Someone I know (Dan) has not shut up for the past 3 weeks about this “Demon’s Souls”. Yeah yeah, I thought. Just like WoW, and “Hero Guys”, or whatever it was called. I figured it’s just another MMORPG, but it’s not.
In fact, me and co-blogger Dan had a real live gaming session over at his pad this week, and you know what? It’s not a MMOPRG at all! It’s actually a pretty sweet ass game.
Now I may be like 70 years old, but that doesn’t mean I’ve gone through life wearing big oversized sunglasses. I’ve SEEN the evolution of computer games, and I’ll be first to admit that I was wrong about Pacman being the end all of videogames.
But Demon’s Souls is special. Even an old dude like me can see that. It’s like they took the best elements from the last 20 years of “single dude killing bad guys games” and rolled it all into Demon’s Souls. And made it look amazing to boot.

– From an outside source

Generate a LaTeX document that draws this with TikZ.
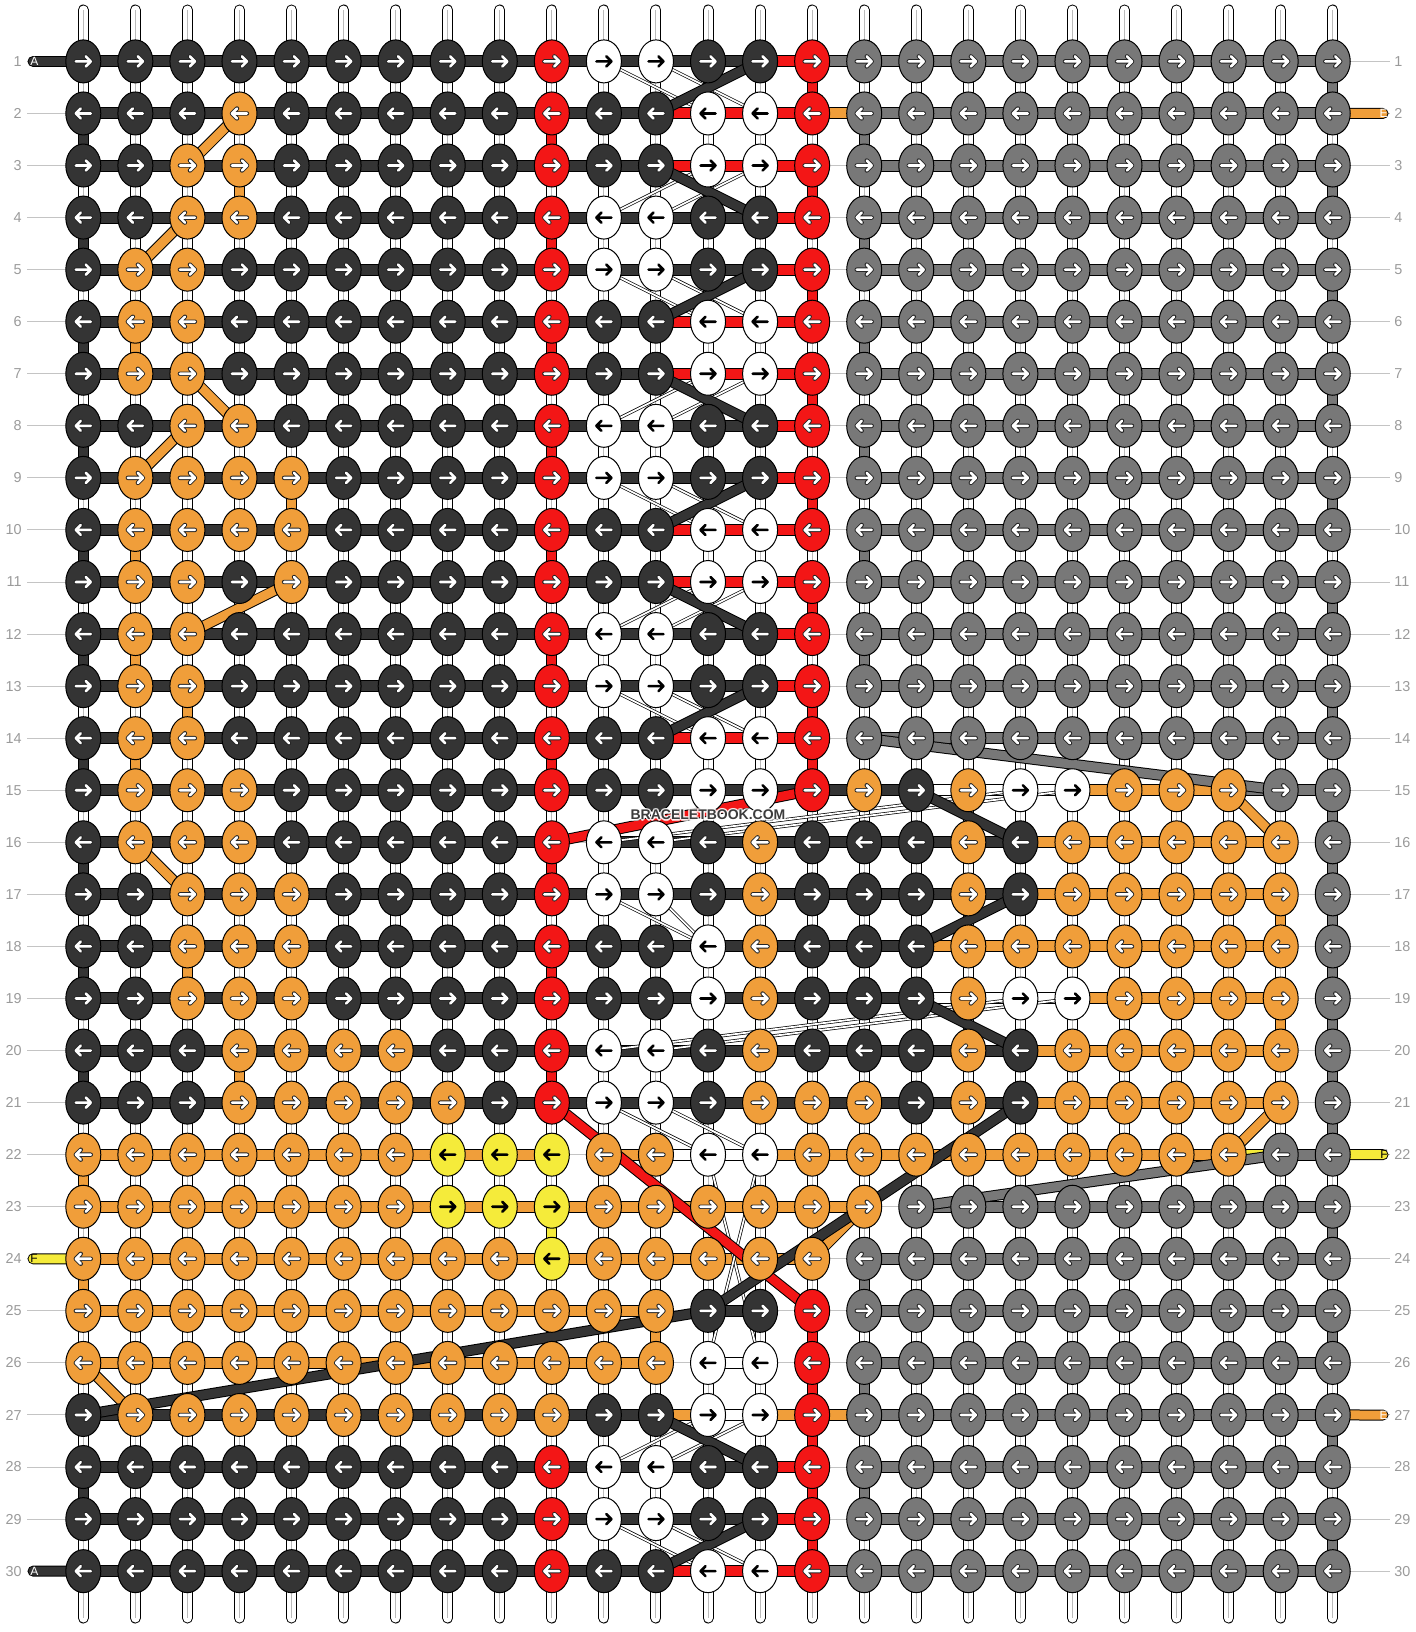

Figuring out how to move the guy around the map was pretty easy, even for me. In fact, once I got used to the gorgeous landscapes and smooth move-ability, I could concentrate on killing bad guys and stuff. Oh yeah, it’s a medieval setting if you didn’t know, and you start off navigating through a huge ass freaky castle. Classic dark ages stuff. You can almost smell the plague and become friends with it.
Demon’s Souls is also REALLY hard, and if you die, you go back to the beginning of the map. But it’s totally worth it. It’s rare for me to say this but it’s a fun game to be in. Like a cozy slime-filled sock or something. If I had the console that this game is played on (PS3 I think?) I’m pretty sure I wouldn’t shut up about it either.
Oh yeah, I got to see level 2 where there are these disgusting cthuluesque motherfuckers that electrocute you and then suck your soul out through a horrendous kiss of death. The makers of Demon’s Souls managed to make it just realistic enough that I really felt tense as I VERY cautiously explored the stinking dungeon.
So yeah, it’s a really well made game. I might suck at it, but this non-gamer is impressed.